- Nure or Lilliput Location of Lilliput within County Westmeath in the Republic of Ireland
- Coordinates: 53°26′44″N 07°26′24″W﻿ / ﻿53.44556°N 7.44000°W
- Country: Ireland
- Province: Leinster
- County: County Westmeath
- Irish grid reference: N369476

= Lilliput (townland) =

Lilliput (or Nure) is a townland in County Westmeath, Ireland. It is located five miles (8 kilometres) south of Mullingar and lies at the southern end of Lough Ennell.
Lilliput covers an area of 244 acres and was recorded with a population of 22.

Lilliput is one of 11 townlands in the civil parish of Dysart, in the Barony of Moycashel.
It lies in the electoral division of Middleton of the Longford–Westmeath constituency.

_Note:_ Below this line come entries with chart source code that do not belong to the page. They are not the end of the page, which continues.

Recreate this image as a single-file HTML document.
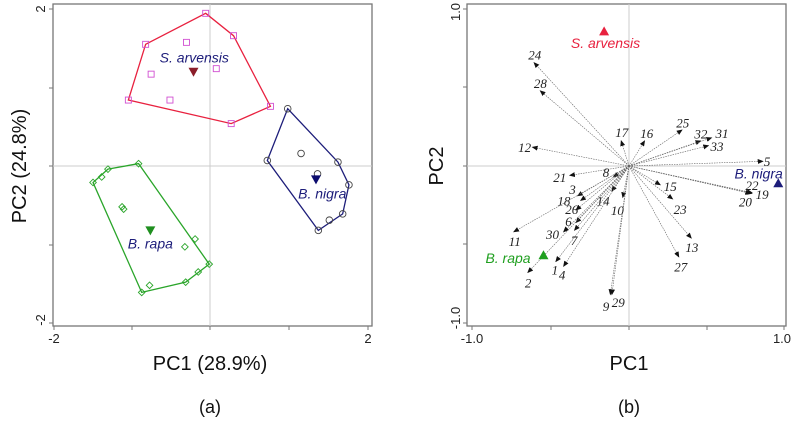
<!DOCTYPE html>
<html><head><meta charset="utf-8"><style>
body{margin:0;background:#fff;width:793px;height:420px;overflow:hidden}
svg{font-family:"Liberation Sans",sans-serif}
</style></head><body>
<svg id="c" width="793" height="420">
<g id="A"></g>
<g id="B"></g>
</svg>
<script>
// Panel (a) scores
const arvX=[-0.055,0.30,-0.82,-0.30,-0.75,0.08,-1.04,-0.51,0.27,0.77];
const arvY=[1.945,1.66,1.55,1.575,1.17,1.24,0.84,0.84,0.54,0.76];
const arvHull=[0,1,9,8,6,2];
const nigX=[0.99,1.16,0.73,1.63,1.37,1.77,1.69,1.52,1.38];
const nigY=[0.73,0.16,0.07,0.05,-0.10,-0.24,-0.61,-0.69,-0.82];
const nigHull=[0,3,5,6,8,2];
const rapX=[-0.91,-1.30,-1.38,-1.49,-1.12,-1.10,-0.19,-0.32,-0.01,-0.15,-0.31,-0.77,-0.87];
const rapY=[0.03,-0.04,-0.14,-0.21,-0.52,-0.55,-0.93,-1.03,-1.25,-1.35,-1.48,-1.52,-1.61];
const rapHull=[0,8,10,12,3,1];
const centroidsAX=[-0.21,1.35,-0.76];
const centroidsAY=[1.20,-0.17,-0.82];
const centroidLabelX=[-0.20,1.43,-0.76];
const centroidLabelY=[1.38,-0.35,-0.99];
// Panel (b) loadings
const varNames=["24","28","12","17","16","25","32","31","33","5","22","19","20","15","23","13","27","10","29","9","8","21","3","18","26","14","6","30","7","11","1","4","2"];
const varX=[-0.61,-0.57,-0.62,-0.05,0.10,0.34,0.46,0.53,0.51,0.86,0.79,0.79,0.78,0.20,0.28,0.40,0.32,-0.04,-0.11,-0.12,-0.10,-0.38,-0.33,-0.31,-0.34,-0.11,-0.34,-0.42,-0.35,-0.74,-0.47,-0.42,-0.65];
const varY=[0.66,0.48,0.12,0.16,0.16,0.23,0.16,0.18,0.13,0.03,-0.17,-0.175,-0.175,-0.12,-0.21,-0.46,-0.58,-0.20,-0.82,-0.82,-0.07,-0.06,-0.19,-0.22,-0.28,-0.16,-0.36,-0.42,-0.41,-0.42,-0.61,-0.64,-0.68];
const varLabelX=[-0.606,-0.570,-0.671,-0.047,0.114,0.346,0.462,0.598,0.566,0.888,0.791,0.856,0.748,0.265,0.329,0.404,0.333,-0.075,-0.069,-0.148,-0.148,-0.445,-0.363,-0.419,-0.368,-0.166,-0.389,-0.492,-0.353,-0.735,-0.477,-0.430,-0.649];
const varLabelY=[0.711,0.529,0.122,0.218,0.212,0.278,0.208,0.212,0.128,0.032,-0.120,-0.178,-0.227,-0.128,-0.274,-0.516,-0.642,-0.281,-0.869,-0.895,-0.039,-0.071,-0.146,-0.221,-0.274,-0.221,-0.353,-0.435,-0.473,-0.478,-0.660,-0.692,-0.745];
const speciesB=["S. arvensis","B. nigra","B. rapa"];
const speciesBX=[-0.16,0.96,-0.55];
const speciesBY=[0.86,-0.11,-0.57];
const speciesLabelX=[-0.151,0.834,-0.778];
const speciesLabelY=[0.786,-0.049,-0.589];

const NS="http://www.w3.org/2000/svg";
function mk(p,t,a,txt){const e=document.createElementNS(NS,t);for(const k in a)e.setAttribute(k,a[k]);if(txt!==undefined)e.textContent=txt;p.appendChild(e);return e;}
const A=document.getElementById('A'),B=document.getElementById('B');

const ax=v=>210+v*78.5, ay=v=>166-v*78.5;
function frame(g,x0,x1,y0,y1,cx,cy,xt,yt,name){
  let r=mk(g,'rect',{x:x0,y:y0,width:x1-x0,height:y1-y0,fill:'none',stroke:'#777','stroke-width':1.3});
  
  mk(g,'line',{x1:x0,x2:x1,y1:cy,y2:cy,stroke:'#ccc','stroke-width':1});
  mk(g,'line',{x1:cx,x2:cx,y1:y0,y2:y1,stroke:'#ccc','stroke-width':1});
  xt.forEach(x=>mk(g,'line',{x1:x,x2:x,y1:y1,y2:y1+4,stroke:'#777'}));
  yt.forEach(y=>mk(g,'line',{x1:x0,x2:x0-4,y1:y,y2:y,stroke:'#777'}));
}
frame(A,53,372,4,326,210,166,[54,132,210,289,368],[9,88,166,245,323],'panel-a');
let t;
t=mk(A,'text',{x:54,y:343,'font-size':13,'text-anchor':'middle',fill:'#222'},'-2');
t=mk(A,'text',{x:368,y:343,'font-size':13,'text-anchor':'middle',fill:'#222'},'2');
t=mk(A,'text',{x:0,y:0,'font-size':13,'text-anchor':'middle',fill:'#222',transform:'translate(45,9) rotate(-90)'},'2');
t=mk(A,'text',{x:0,y:0,'font-size':13,'text-anchor':'middle',fill:'#222',transform:'translate(45,320) rotate(-90)'},'-2');
t=mk(A,'text',{x:210,y:370,'font-size':20,'text-anchor':'middle',fill:'#111'},'PC1 (28.9%)');
t=mk(A,'text',{x:0,y:0,'font-size':20,'text-anchor':'middle',fill:'#111',transform:'translate(26,166) rotate(-90)'},'PC2 (24.8%)');
t=mk(A,'text',{x:210,y:413,'font-size':18,'text-anchor':'middle',fill:'#111'},'(a)');

function group(X,Y,H,col,hc,shape,name){
  let pts=H.map(i=>ax(X[i])+','+ay(Y[i])).join(' ');
  let p=mk(A,'polygon',{points:pts,fill:'none',stroke:hc,'stroke-width':1.3});
  
  X.forEach((x,i)=>{let cx=ax(x),cy=ay(Y[i]),e;
    if(shape=='sq')e=mk(A,'rect',{x:cx-3,y:cy-3,width:6,height:6,fill:'none',stroke:col,'stroke-width':0.9});
    else if(shape=='ci')e=mk(A,'circle',{cx:cx,cy:cy,r:3.3,fill:'none',stroke:col,'stroke-width':0.9});
    else e=mk(A,'polygon',{points:`${cx},${cy-3.3} ${cx+3.3},${cy} ${cx},${cy+3.3} ${cx-3.3},${cy}`,fill:'none',stroke:col,'stroke-width':0.9});
    });
}
group(arvX,arvY,arvHull,'#d14fd1','#e8213f','sq','s-arvensis');
group(nigX,nigY,nigHull,'#444','#1d1d7a','ci','b-nigra');
group(rapX,rapY,rapHull,'#2aa52a','#2aa52a','di','b-rapa');
const cCols=['#8b1e2a','#0c0c6e','#1f8f1f'],cNames=['S. arvensis','B. nigra','B. rapa'];
centroidsAX.forEach((cx0,i)=>{let x=ax(cx0),y=ay(centroidsAY[i]);
  let e=mk(A,'polygon',{points:`${x-5},${y-4} ${x+5},${y-4} ${x},${y+5}`,fill:cCols[i]});
  
  let l=mk(A,'text',{x:ax(centroidLabelX[i]),y:ay(centroidLabelY[i])+5,'font-size':14,'font-style':'italic','text-anchor':'middle',fill:'#1d1d7a'},cNames[i]);
  });

// panel b
const bx=v=>629+v*155.5, by=v=>166-v*156.5;
frame(B,467,786,4,326,629,166,[472,551,629,707,784],[9,87,166,244,323],'panel-b');
[['-1.0',472],['1.0',782]].forEach(a=>{t=mk(B,'text',{x:a[1],y:343,'font-size':13,'text-anchor':'middle',fill:'#222'},a[0]);});
[['1.0',12],['-1.0',318]].forEach(a=>{t=mk(B,'text',{x:0,y:0,'font-size':13,'text-anchor':'middle',fill:'#222',transform:`translate(460,${a[1]}) rotate(-90)`},a[0]);});
t=mk(B,'text',{x:629,y:370,'font-size':20,'text-anchor':'middle',fill:'#111'},'PC1');
t=mk(B,'text',{x:0,y:0,'font-size':20,'text-anchor':'middle',fill:'#111',transform:'translate(443,166) rotate(-90)'},'PC2');
t=mk(B,'text',{x:629,y:413,'font-size':18,'text-anchor':'middle',fill:'#111'},'(b)');
const defs=mk(B,'defs',{});
const m=mk(defs,'marker',{id:'ah',markerWidth:6,markerHeight:5,refX:5,refY:2.5,orient:'auto',markerUnits:'userSpaceOnUse'});
mk(m,'path',{d:'M0,0 L6,2.5 L0,5 z',fill:'#111'});
varNames.forEach((n,i)=>{
  let x=bx(varX[i]),y=by(varY[i]);
  let l=mk(B,'line',{x1:629,y1:166,x2:x,y2:y,stroke:'#666','stroke-width':0.6,'stroke-dasharray':'1.5,1','marker-end':'url(#ah)'});
  
  let e=mk(B,'text',{x:bx(varLabelX[i]),y:by(varLabelY[i])+5,'font-size':13,'font-style':'italic','font-family':'Liberation Serif,serif','text-anchor':'middle',fill:'#222'},n);
  
});
const sbCols=['#e8213f','#1d1d7a','#1f9f1f'];
speciesB.forEach((s,i)=>{let x=bx(speciesBX[i]),y=by(speciesBY[i]);
  let e=mk(B,'polygon',{points:`${x-5},${y+4} ${x+5},${y+4} ${x},${y-5}`,fill:sbCols[i]});
  
  let l=mk(B,'text',{x:bx(speciesLabelX[i]),y:by(speciesLabelY[i])+5,'font-size':14,'font-style':'italic','text-anchor':'middle',fill:sbCols[i]},s);
  });
</script>
</body></html>
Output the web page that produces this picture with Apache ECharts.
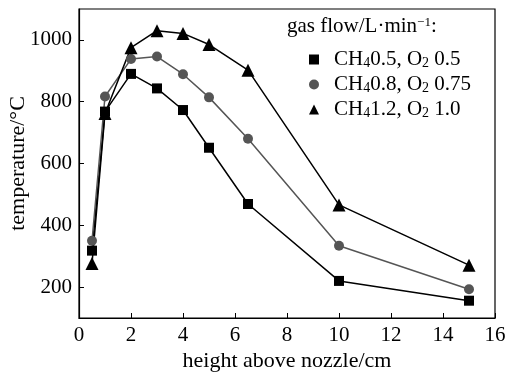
<!DOCTYPE html>
<html>
<head>
<meta charset="utf-8">
<script src="https://cdn.jsdelivr.net/npm/echarts@6/dist/echarts.min.js"></script>
<style>
  html, body { margin: 0; padding: 0; background: #fff; }
  #chart { width: 507px; height: 372px; }
</style>
</head>
<body>
<div id="chart"></div>
<script>
// heights above nozzle (cm)
const heights = [0.5, 1, 2, 3, 4, 5, 6.5, 10, 15]

// temperatures (°C) per gas flow setting
const tempLow = [318, 768, 890, 843, 773, 651, 469, 220, 156]
const tempMid = [350, 817, 938, 946, 889, 814, 680, 334, 193]
const tempHigh = [276, 762, 975, 1030, 1021, 985, 902, 466, 271]

const seriesNames = ['low', 'mid', 'high']
const legendLabels = {
  low: 'CH{sub|4}0.5, O{sub|2} 0.5',
  mid: 'CH{sub|4}0.8, O{sub|2} 0.75',
  high: 'CH{sub|4}1.2, O{sub|2} 1.0',
}

const font = '"Liberation Serif", "DejaVu Serif", serif'
const pair = (ys) => heights.map((x, i) => [x, ys[i]])

const chart = echarts.init(document.getElementById('chart'))

chart.setOption({
  animation: false,
  backgroundColor: '#fff',
  textStyle: { fontFamily: font },
  grid: {
    left: 79,
    right: 12,
    top: 9,
    bottom: 54,
    outerBoundsMode: 'none',
    containLabel: false,
    show: true,
    borderColor: '#000',
    borderWidth: 1.2,
  },
  graphic: [
    {
      type: 'text',
      left: 287,
      top: 16,
      style: {
        text: 'gas flow/L\u00b7min{sup|\u22121}:',
        font: '21px ' + font,
        fill: '#000',
        rich: {
          sup: { fontSize: 13, verticalAlign: 'top', fontFamily: font },
        },
      },
    },
  ],
  legend: {
    orient: 'vertical',
    left: 304,
    top: 44,
    itemGap: 4,
    itemWidth: 10,
    itemHeight: 10,
    data: [
      { name: 'low', icon: 'rect', itemStyle: { color: '#000' } },
      { name: 'mid', icon: 'circle', itemStyle: { color: '#555' } },
      { name: 'high', icon: 'triangle', itemStyle: { color: '#000' } },
    ],
    formatter: (name) => legendLabels[name],
    textStyle: {
      fontSize: 21,
      fontFamily: font,
      color: '#000',
      lineHeight: 21,
      padding: [0, 0, 0, 10],
      rich: {
        sub: { fontSize: 14, verticalAlign: 'bottom', fontFamily: font, color: '#000' },
      },
    },
  },
  xAxis: {
    type: 'value',
    min: 0,
    max: 16,
    interval: 2,
    name: 'height above nozzle/cm',
    nameLocation: 'middle',
    nameGap: 32,
    nameMoveOverlap: false,
    nameTextStyle: { fontSize: 22, fontFamily: font, color: '#000' },
    axisLine: { lineStyle: { color: '#000', width: 1.2 } },
    axisTick: { inside: true, length: 5, lineStyle: { color: '#000' } },
    axisLabel: { fontSize: 21, fontFamily: font, color: '#000', margin: 7 },
    splitLine: { show: false },
  },
  yAxis: {
    type: 'value',
    min: 100,
    max: 1100,
    splitNumber: 5,
    name: 'temperature/\u00b0C',
    nameLocation: 'middle',
    nameGap: 50,
    nameMoveOverlap: false,
    nameTextStyle: { fontSize: 22, fontFamily: font, color: '#000' },
    axisLine: { show: true, lineStyle: { color: '#000', width: 1.2 } },
    axisTick: { show: true, inside: true, length: 5, lineStyle: { color: '#000' } },
    axisLabel: {
      fontSize: 21,
      fontFamily: font,
      color: '#000',
      margin: 7,
      showMinLabel: false,
      showMaxLabel: false,
      formatter: (v) => String(v),
    },
    splitLine: { show: false },
  },
  series: [
    {
      name: 'low',
      type: 'line',
      data: pair(tempLow),
      symbol: 'rect',
      symbolSize: 10,
      lineStyle: { color: '#000', width: 1.5 },
      itemStyle: { color: '#000' },
    },
    {
      name: 'mid',
      type: 'line',
      data: pair(tempMid),
      symbol: 'circle',
      symbolSize: 10,
      lineStyle: { color: '#555', width: 1.5 },
      itemStyle: { color: '#555' },
    },
    {
      name: 'high',
      type: 'line',
      data: pair(tempHigh),
      symbol: 'triangle',
      symbolSize: 13,
      lineStyle: { color: '#000', width: 1.5 },
      itemStyle: { color: '#000' },
    },
  ],
})
</script>
</body>
</html>
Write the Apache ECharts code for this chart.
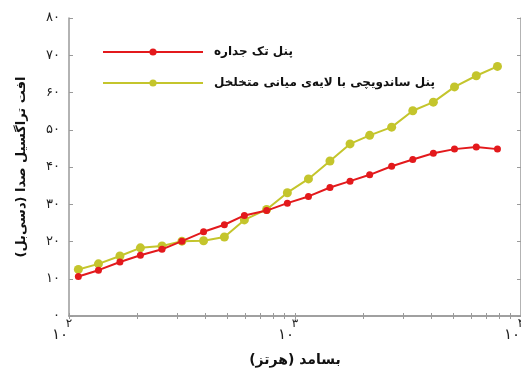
<!DOCTYPE html>
<html>
<head>
<meta charset="utf-8">
<script src="https://cdn.jsdelivr.net/npm/echarts@6/dist/echarts.min.js"></script>
<style>
  html, body { margin: 0; padding: 0; background: #fff; }
  #chart { width: 521px; height: 369px; }
</style>
</head>
<body>
<div id="chart"></div>
<script>
// frequency (Hz) of each measured point
const freqs = [110, 135, 168, 207, 258, 316, 394, 487, 597, 749, 925, 1147, 1428, 1752, 2140, 2677, 3320, 4094, 5078, 6340, 7867];
// transmission loss (dB)
const singlePanel = [10.6, 12.3, 14.5, 16.3, 17.9, 20.1, 22.6, 24.5, 27.0, 28.3, 30.3, 32.1, 34.5, 36.2, 37.9, 40.2, 42.0, 43.7, 44.8, 45.4, 44.8];
const sandwichPanel = [12.5, 14.0, 16.1, 18.3, 18.8, 20.1, 20.2, 21.2, 25.8, 28.6, 33.1, 36.8, 41.6, 46.2, 48.5, 50.7, 55.1, 57.4, 61.5, 64.5, 67.0];

const seriesNames = ['پنل تک جداره', 'پنل ساندویچی با لایه‌ی میانی متخلخل'];
const xTitle = 'بسامد (هرتز)\u200F';
const yTitle = 'افت تراگسیل صدا (دسی‌بل)\u200F';

const xLabelValues = [100, 1000, 10000];
const xTickValues = [100, 200, 300, 400, 500, 600, 700, 800, 900, 1000,
  2000, 3000, 4000, 5000, 6000, 7000, 8000, 9000, 10000];

const faDigits = '۰۱۲۳۴۵۶۷۸۹';
const fa = (s) => String(s).replace(/\d/g, d => faDigits[d]);

const axisGray = '#9a9a9a';
const red = '#e3191c';
const olive = '#c4c52c';
const font = '"DejaVu Sans", sans-serif';

const chart = echarts.init(document.getElementById('chart'), null, { renderer: 'canvas' });

const baseX = {
  type: 'log',
  logBase: 10,
  min: 100,
  max: 10000,
  splitLine: { show: false },
  axisLine: { lineStyle: { color: axisGray, width: 1.5 } },
  axisTick: { inside: true, length: 3, customValues: xTickValues, lineStyle: { color: axisGray } },
};

const baseY = {
  type: 'value',
  min: 0,
  max: 80,
  interval: 10,
  splitLine: { show: false },
  axisLine: { show: true, lineStyle: { color: axisGray, width: 1.5 } },
  axisTick: { inside: true, length: 4, lineStyle: { color: axisGray } },
};

chart.setOption({
  animation: false,
  // the plot box runs right up to the edge of the picture, like the source figure
  grid: { left: 69, top: 18, width: 452, bottom: 53, containLabel: false, outerBoundsMode: 'none' },
  legend: {
    data: seriesNames,
    orient: 'vertical',
    left: 97,
    top: 41,
    itemWidth: 100,
    itemHeight: 9,
    itemGap: 19,
    textStyle: { fontFamily: font, fontWeight: 'bold', fontSize: 12, color: '#111', padding: [0, 0, 0, 6] },
  },
  xAxis: [
    {
      ...baseX,
      position: 'bottom',
      name: xTitle,
      nameLocation: 'middle',
      nameGap: 37,
      nameTextStyle: { fontFamily: font, fontWeight: 'bold', fontSize: 14, color: '#111' },
      axisLabel: {
        customValues: xLabelValues,
        align: 'right',
        margin: 12,
        padding: [0, 1, 0, 0],
        fontFamily: font,
        fontSize: 15,
        color: '#222',
        formatter: () => '۱۰',
      },
    },
    {
      ...baseX,
      position: 'top',
      axisLabel: { show: false },
    },
    {
      // exponents drawn above the "10" of each label
      ...baseX,
      position: 'bottom',
      axisLine: { show: false },
      axisTick: { show: false },
      axisLabel: {
        customValues: xLabelValues,
        align: 'center',
        margin: 2,
        fontFamily: font,
        fontSize: 12,
        color: '#222',
        formatter: (v) => fa(Math.round(Math.log10(v))),
      },
    },
  ],
  yAxis: [
    {
      ...baseY,
      position: 'left',
      name: yTitle,
      nameLocation: 'middle',
      nameGap: 41,
      nameRotate: 90,
      nameTextStyle: { fontFamily: font, fontWeight: 'bold', fontSize: 13, color: '#111' },
      axisLabel: { margin: 9, fontFamily: font, fontSize: 13, color: '#222', formatter: (v) => fa(v) },
    },
    {
      ...baseY,
      position: 'right',
      axisLabel: { show: false },
    },
  ],
  series: [
    {
      name: seriesNames[0],
      type: 'line',
      data: freqs.map((f, i) => [f, singlePanel[i]]),
      symbol: 'circle',
      symbolSize: 7,
      color: red,
      lineStyle: { color: red, width: 2 },
      itemStyle: { color: red },
      z: 3,
    },
    {
      name: seriesNames[1],
      type: 'line',
      data: freqs.map((f, i) => [f, sandwichPanel[i]]),
      symbol: 'circle',
      symbolSize: 9,
      color: olive,
      lineStyle: { color: olive, width: 2 },
      itemStyle: { color: olive },
      z: 2,
    },
  ],
});
</script>
</body>
</html>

Lilliput is associated with Jonathan Swift, writer of Gulliver's Travels.
Local tradition states that Swift was in a boat on the lake, and when he looked back to shore he noticed how small the people looked at that distance. This was the inspiration for the diminutive Lilliputians, who feature in his most famous book Gulliver's Travels. Lilliput at the time was called "Nure": however after the publication of Gulliver's Travels locals began to refer to the lakeshore as "Lilliput". The name stuck and the area was renamed during the 18th century.
There is also an early Christian association, in that St. Patrick's sister, Lupita, is known to the Lilliput area, which may also recall her name.

Lilliput is the site of Lilliput House, built in the 18th century, and now home to the Lilliput Adventure Centre; it lies in what is now the Jonathan Swift Amenity Park.